**Work to do**
Retype only the lines running from the beginning of the entries below to the line with "DV_SO = 1.0", both included. Do not include pictures.

###

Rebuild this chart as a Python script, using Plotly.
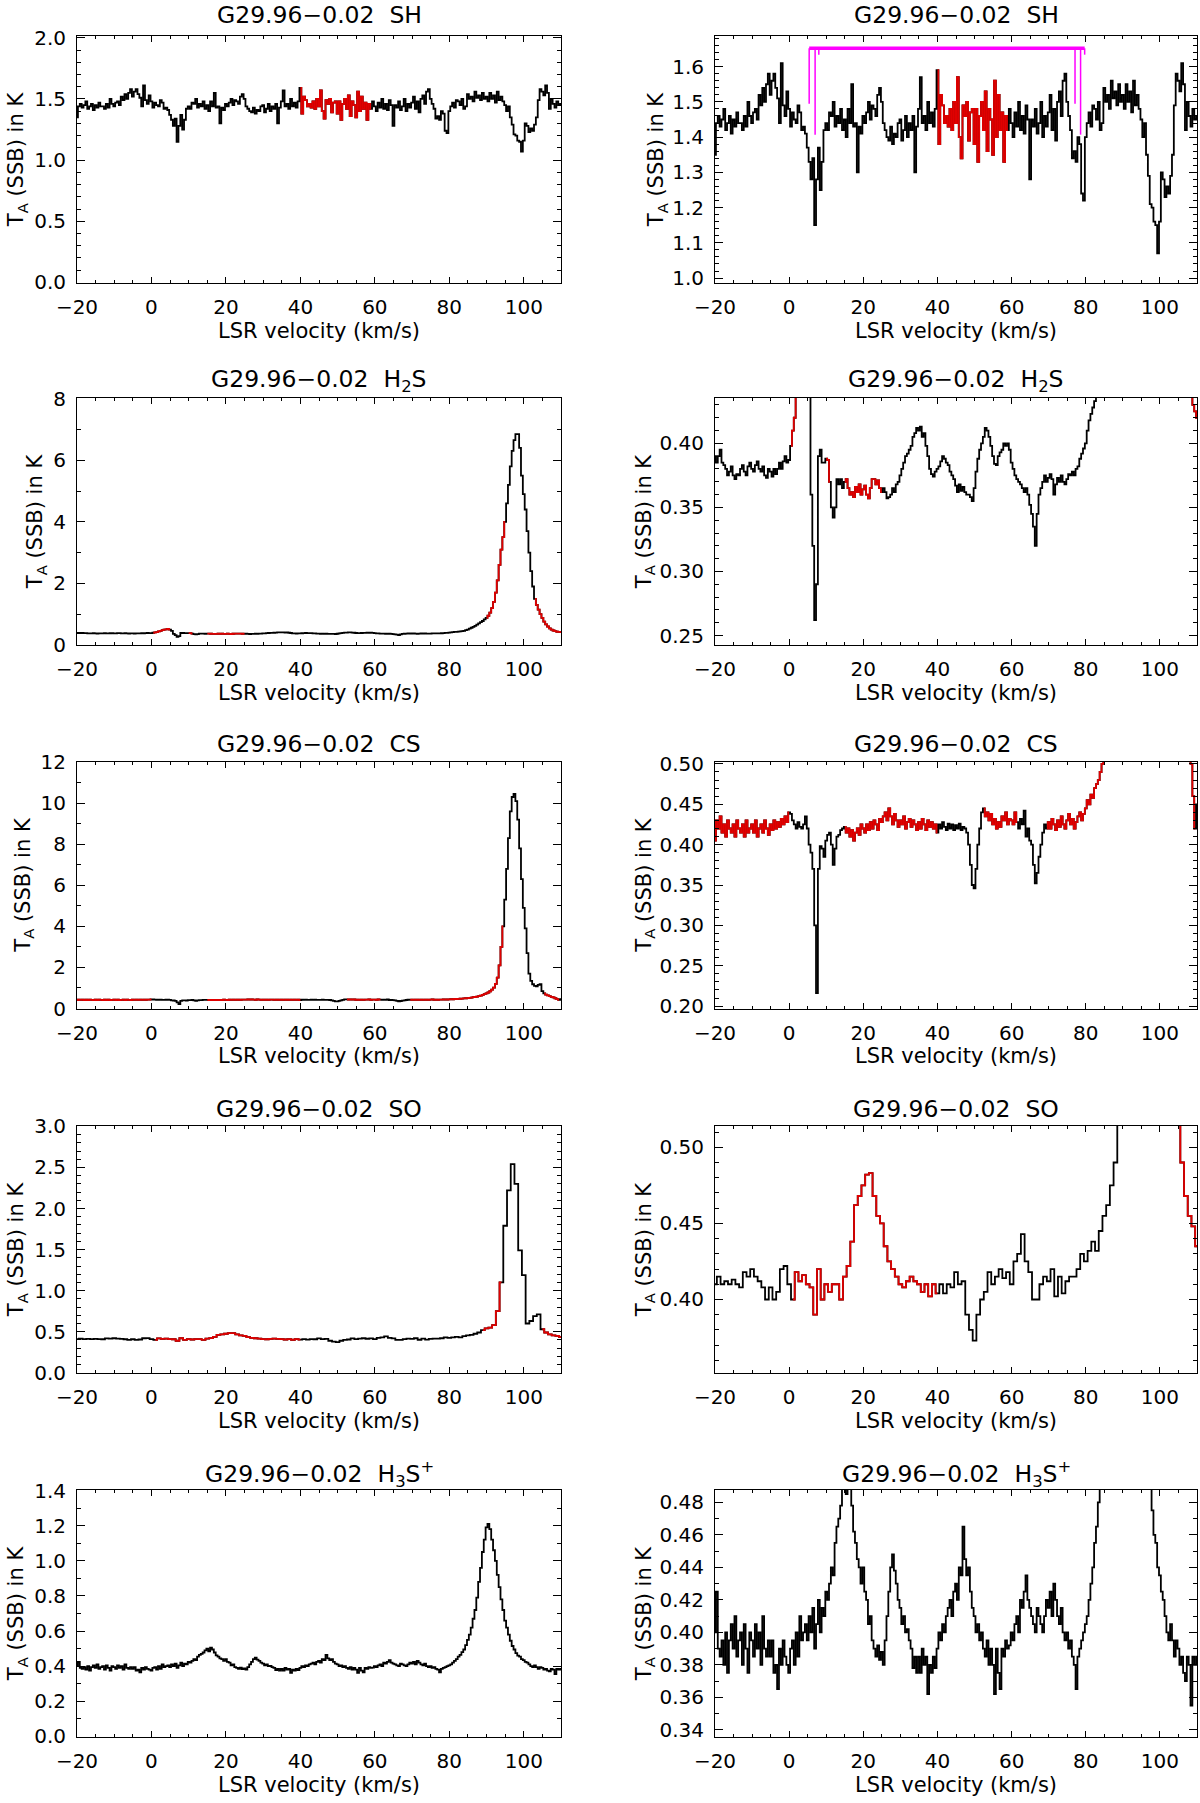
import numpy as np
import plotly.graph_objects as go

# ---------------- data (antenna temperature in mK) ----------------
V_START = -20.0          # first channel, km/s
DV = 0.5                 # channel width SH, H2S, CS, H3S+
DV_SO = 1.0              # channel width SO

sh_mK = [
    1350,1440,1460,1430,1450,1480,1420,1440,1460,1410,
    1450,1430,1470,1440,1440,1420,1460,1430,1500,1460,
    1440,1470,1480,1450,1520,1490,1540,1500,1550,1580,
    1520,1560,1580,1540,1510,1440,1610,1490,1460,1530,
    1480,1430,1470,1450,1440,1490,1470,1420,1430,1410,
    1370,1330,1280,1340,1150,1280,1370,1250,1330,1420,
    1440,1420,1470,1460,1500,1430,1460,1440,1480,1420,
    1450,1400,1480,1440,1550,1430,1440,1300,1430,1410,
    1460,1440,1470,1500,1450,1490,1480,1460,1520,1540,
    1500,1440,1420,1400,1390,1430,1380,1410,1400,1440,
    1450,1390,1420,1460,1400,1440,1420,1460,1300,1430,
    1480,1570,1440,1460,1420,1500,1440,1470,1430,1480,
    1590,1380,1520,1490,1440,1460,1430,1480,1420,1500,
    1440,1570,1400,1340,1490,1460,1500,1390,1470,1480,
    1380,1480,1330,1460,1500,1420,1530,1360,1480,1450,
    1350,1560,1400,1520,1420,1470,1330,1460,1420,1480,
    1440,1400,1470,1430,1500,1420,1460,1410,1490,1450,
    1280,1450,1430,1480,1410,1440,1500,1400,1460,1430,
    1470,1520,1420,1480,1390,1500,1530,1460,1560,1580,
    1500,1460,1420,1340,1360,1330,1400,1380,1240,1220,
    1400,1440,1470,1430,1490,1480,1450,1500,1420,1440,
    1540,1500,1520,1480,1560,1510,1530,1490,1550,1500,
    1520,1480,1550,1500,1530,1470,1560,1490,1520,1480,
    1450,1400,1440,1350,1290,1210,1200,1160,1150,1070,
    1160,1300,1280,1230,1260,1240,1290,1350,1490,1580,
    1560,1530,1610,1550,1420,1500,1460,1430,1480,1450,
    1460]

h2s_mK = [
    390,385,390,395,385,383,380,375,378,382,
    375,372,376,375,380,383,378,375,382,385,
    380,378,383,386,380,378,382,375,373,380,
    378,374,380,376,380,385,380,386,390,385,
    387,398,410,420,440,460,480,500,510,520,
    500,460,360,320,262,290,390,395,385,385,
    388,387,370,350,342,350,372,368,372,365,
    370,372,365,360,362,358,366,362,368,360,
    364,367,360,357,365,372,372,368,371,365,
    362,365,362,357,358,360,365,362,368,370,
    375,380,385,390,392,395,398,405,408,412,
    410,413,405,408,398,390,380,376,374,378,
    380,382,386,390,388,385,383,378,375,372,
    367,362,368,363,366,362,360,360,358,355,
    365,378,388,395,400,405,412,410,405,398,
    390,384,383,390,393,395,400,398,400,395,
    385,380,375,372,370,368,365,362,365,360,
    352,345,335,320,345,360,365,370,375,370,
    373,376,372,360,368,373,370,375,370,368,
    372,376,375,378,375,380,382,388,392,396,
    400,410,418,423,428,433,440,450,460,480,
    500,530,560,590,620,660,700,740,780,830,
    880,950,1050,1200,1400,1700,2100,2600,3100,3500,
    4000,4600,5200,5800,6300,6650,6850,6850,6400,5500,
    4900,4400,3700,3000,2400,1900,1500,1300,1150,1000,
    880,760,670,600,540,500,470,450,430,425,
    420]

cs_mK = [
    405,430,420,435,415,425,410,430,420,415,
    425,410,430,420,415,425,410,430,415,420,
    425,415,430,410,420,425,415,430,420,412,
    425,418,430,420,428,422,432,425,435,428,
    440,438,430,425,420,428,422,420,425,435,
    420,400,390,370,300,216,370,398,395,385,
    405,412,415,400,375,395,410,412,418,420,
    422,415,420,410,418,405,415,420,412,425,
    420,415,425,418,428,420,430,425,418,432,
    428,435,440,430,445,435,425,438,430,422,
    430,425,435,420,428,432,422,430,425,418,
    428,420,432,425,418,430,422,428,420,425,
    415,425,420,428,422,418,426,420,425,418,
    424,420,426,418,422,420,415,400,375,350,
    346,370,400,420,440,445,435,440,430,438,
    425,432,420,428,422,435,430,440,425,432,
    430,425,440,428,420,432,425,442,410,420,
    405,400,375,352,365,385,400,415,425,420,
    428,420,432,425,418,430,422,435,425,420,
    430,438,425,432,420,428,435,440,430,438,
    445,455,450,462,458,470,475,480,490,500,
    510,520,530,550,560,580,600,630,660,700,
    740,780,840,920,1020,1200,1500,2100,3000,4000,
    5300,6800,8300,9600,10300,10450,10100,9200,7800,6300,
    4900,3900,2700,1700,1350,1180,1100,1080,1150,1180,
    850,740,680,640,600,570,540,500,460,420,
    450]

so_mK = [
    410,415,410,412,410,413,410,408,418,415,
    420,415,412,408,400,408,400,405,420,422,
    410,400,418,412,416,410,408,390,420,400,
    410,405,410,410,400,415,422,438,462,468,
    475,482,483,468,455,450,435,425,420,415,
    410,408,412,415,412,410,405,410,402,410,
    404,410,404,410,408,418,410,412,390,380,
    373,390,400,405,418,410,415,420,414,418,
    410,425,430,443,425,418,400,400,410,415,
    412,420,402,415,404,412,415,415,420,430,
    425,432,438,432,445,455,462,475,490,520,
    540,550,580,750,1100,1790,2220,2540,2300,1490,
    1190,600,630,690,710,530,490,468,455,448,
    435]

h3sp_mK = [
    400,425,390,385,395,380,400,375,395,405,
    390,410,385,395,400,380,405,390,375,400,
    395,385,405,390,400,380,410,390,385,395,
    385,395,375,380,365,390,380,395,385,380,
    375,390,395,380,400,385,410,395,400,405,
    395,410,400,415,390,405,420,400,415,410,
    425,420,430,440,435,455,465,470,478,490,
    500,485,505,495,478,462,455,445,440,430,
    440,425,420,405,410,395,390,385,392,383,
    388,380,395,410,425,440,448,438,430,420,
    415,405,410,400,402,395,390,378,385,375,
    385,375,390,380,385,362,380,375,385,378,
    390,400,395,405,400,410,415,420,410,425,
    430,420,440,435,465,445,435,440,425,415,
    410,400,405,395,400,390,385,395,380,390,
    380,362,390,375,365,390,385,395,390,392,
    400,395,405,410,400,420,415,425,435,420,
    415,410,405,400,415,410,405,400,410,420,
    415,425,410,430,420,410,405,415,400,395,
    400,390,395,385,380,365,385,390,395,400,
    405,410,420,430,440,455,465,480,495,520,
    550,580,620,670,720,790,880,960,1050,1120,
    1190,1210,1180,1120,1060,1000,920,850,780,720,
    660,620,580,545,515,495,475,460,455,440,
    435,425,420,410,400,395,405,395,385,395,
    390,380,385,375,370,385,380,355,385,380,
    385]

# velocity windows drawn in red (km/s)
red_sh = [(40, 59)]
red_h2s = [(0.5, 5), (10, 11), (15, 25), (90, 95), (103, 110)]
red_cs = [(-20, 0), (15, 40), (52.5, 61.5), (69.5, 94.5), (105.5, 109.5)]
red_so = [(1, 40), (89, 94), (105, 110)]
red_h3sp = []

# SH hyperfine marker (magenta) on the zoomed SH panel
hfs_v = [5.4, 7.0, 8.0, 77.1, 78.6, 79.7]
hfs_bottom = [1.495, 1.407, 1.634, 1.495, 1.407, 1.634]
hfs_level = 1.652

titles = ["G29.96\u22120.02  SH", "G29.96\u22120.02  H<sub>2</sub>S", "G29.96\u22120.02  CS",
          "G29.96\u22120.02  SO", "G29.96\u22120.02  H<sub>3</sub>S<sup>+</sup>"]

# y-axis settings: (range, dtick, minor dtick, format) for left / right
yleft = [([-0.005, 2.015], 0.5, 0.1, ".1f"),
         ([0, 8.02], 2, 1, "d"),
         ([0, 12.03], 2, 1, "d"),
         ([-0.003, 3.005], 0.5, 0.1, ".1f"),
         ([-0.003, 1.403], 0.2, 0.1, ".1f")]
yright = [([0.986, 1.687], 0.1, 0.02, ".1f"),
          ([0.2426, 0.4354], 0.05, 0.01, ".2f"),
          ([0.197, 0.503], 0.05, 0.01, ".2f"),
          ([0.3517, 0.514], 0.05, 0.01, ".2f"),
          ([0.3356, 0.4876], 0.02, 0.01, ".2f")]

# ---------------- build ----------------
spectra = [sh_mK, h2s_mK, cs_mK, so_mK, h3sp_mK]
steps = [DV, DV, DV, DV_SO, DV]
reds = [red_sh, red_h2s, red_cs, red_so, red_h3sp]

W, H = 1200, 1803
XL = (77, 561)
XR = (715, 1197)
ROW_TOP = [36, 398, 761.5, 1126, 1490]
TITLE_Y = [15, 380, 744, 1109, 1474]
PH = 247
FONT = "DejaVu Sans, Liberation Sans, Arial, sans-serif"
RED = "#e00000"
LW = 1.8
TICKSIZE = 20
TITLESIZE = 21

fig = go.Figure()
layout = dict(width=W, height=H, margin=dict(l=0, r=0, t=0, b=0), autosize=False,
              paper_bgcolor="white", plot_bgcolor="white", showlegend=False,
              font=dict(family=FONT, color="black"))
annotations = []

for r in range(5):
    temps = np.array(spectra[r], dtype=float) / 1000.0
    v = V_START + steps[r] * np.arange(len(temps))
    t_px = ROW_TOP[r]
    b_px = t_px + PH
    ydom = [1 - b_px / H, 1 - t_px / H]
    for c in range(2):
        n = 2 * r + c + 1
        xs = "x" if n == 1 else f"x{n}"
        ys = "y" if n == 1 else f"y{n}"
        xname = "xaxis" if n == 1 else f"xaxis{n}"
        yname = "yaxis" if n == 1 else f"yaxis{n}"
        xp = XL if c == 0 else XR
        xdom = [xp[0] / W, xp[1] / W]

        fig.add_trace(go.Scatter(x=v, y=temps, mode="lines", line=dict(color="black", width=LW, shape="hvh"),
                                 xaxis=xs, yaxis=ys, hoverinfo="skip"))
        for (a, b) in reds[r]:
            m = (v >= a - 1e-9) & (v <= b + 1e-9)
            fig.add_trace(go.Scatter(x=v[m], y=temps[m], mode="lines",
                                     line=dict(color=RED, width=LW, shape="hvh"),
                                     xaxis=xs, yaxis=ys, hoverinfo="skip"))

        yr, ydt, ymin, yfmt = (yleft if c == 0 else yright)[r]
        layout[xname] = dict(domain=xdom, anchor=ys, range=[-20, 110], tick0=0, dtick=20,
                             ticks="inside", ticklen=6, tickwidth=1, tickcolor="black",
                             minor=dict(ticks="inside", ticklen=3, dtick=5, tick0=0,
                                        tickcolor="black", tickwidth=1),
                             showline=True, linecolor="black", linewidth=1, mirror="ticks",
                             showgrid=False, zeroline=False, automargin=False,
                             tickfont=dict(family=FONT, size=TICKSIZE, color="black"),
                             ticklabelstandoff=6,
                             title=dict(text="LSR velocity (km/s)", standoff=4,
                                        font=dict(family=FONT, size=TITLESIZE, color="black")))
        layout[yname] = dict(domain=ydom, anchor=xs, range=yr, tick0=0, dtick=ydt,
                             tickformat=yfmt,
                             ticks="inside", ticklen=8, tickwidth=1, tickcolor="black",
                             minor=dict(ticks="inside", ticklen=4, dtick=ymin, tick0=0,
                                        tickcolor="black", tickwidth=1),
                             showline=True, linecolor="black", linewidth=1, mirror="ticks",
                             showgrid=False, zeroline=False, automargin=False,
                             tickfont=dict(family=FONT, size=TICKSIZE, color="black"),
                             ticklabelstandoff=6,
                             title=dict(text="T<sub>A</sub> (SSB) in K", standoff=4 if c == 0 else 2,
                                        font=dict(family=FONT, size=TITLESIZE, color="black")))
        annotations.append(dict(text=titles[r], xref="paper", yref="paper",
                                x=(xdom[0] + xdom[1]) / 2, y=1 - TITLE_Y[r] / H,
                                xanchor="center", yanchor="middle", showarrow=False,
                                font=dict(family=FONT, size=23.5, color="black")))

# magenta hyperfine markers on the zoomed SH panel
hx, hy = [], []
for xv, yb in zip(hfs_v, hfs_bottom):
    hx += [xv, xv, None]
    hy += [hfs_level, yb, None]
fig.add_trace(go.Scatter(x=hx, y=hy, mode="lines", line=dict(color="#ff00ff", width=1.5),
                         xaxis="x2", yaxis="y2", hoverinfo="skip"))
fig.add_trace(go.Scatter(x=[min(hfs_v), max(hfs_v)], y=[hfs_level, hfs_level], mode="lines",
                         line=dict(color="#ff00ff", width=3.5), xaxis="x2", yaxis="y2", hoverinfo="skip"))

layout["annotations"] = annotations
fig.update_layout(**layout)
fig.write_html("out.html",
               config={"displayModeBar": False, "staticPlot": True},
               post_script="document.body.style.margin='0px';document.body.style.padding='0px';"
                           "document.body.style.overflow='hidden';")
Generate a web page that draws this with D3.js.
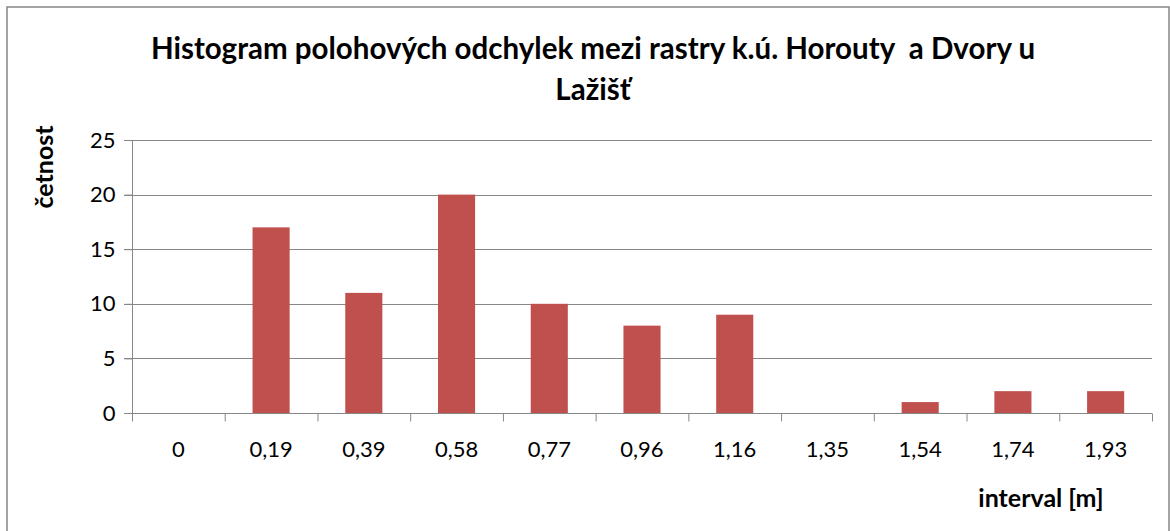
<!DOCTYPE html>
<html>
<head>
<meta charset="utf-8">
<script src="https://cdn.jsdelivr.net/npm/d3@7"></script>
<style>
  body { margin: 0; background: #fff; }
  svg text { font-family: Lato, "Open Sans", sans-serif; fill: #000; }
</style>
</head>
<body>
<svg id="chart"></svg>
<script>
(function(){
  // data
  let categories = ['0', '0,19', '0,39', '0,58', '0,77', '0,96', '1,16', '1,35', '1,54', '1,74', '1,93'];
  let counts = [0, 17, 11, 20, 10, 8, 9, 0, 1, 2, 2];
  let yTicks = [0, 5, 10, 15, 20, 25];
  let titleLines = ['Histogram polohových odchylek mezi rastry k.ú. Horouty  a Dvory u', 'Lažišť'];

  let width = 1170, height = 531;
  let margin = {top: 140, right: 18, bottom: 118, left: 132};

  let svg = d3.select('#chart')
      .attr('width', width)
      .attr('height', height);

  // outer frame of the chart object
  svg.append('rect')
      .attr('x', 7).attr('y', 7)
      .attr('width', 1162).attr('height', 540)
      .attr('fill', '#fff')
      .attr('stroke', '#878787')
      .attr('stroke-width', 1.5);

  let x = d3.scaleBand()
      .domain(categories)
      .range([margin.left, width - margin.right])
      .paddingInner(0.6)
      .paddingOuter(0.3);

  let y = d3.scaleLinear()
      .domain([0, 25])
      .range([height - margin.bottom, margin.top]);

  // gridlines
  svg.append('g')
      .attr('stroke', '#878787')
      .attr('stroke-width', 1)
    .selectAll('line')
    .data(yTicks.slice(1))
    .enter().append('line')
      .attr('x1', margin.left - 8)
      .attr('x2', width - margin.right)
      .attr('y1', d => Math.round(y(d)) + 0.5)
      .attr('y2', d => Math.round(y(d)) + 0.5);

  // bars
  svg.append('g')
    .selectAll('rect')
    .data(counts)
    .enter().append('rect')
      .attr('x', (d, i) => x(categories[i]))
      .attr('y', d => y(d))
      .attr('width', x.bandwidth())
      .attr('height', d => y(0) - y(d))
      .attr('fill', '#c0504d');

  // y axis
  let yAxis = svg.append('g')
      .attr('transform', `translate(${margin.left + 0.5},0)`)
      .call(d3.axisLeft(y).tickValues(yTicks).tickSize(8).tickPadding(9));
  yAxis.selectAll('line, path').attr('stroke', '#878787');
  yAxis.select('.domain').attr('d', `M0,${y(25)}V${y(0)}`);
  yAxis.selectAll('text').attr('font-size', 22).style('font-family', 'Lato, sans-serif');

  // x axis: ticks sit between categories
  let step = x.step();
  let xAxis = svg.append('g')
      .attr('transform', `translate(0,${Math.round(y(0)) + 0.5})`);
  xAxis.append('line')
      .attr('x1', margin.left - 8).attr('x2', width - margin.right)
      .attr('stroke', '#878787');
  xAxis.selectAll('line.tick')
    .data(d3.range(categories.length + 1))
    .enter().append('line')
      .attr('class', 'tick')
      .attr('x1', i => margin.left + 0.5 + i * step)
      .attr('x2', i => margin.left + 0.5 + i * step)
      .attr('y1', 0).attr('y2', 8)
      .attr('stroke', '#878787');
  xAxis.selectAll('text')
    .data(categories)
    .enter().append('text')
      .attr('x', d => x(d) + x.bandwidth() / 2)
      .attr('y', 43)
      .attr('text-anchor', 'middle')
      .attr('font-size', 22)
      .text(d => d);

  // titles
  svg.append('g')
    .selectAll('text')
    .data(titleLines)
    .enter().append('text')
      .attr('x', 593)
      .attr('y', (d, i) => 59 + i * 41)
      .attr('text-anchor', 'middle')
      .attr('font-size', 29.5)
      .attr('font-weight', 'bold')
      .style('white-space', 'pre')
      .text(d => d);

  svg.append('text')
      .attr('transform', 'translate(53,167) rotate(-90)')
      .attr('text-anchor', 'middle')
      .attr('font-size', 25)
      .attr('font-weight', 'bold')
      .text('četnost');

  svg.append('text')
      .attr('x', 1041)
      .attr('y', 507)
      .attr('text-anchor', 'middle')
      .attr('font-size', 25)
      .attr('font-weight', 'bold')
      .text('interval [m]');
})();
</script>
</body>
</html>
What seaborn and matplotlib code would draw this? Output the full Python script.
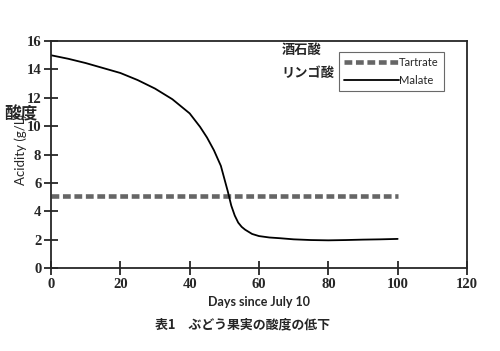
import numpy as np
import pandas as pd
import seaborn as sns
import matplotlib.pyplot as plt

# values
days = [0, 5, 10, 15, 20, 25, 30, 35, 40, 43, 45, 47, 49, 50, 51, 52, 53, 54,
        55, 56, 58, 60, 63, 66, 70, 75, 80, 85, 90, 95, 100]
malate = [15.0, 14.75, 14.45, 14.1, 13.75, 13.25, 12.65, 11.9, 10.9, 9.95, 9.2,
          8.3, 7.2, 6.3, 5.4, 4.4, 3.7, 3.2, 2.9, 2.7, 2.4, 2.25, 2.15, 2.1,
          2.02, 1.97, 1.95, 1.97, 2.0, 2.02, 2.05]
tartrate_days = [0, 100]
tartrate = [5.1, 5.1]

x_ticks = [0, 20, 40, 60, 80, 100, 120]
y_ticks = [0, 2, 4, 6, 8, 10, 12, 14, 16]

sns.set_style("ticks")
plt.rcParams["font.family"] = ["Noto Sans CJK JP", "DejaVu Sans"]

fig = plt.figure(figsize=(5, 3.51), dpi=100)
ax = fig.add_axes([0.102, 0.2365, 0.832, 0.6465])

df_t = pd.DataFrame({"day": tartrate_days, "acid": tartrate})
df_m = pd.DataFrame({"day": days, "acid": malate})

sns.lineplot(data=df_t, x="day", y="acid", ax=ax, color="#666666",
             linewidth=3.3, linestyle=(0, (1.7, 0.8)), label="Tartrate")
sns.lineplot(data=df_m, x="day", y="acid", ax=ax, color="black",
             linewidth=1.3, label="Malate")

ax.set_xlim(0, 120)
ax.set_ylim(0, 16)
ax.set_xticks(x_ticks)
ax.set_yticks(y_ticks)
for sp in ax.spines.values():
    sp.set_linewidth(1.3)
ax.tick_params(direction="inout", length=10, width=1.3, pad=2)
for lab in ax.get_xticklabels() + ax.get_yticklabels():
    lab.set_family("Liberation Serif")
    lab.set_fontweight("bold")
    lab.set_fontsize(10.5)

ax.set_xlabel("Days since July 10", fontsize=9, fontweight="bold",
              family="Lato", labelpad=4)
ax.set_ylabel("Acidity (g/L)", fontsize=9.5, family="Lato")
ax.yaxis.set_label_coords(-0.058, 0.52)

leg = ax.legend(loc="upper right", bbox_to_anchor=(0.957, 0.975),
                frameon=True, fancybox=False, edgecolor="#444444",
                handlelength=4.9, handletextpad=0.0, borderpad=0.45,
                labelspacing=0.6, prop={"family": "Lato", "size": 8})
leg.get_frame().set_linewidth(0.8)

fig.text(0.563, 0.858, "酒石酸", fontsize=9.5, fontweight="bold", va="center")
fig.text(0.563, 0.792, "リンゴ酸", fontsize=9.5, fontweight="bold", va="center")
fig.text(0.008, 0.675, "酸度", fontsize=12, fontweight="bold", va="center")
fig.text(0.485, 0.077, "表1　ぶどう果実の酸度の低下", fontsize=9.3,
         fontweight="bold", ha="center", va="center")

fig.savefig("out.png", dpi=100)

###

**Answer in full**
Rebuild this chart as a Python script, using Plotly.
import numpy as np
import plotly.graph_objects as go

# ---------------- data (antenna temperature in mK) ----------------
V_START = -20.0          # first channel, km/s
DV = 0.5                 # channel width SH, H2S, CS, H3S+
DV_SO = 1.0              # channel width SO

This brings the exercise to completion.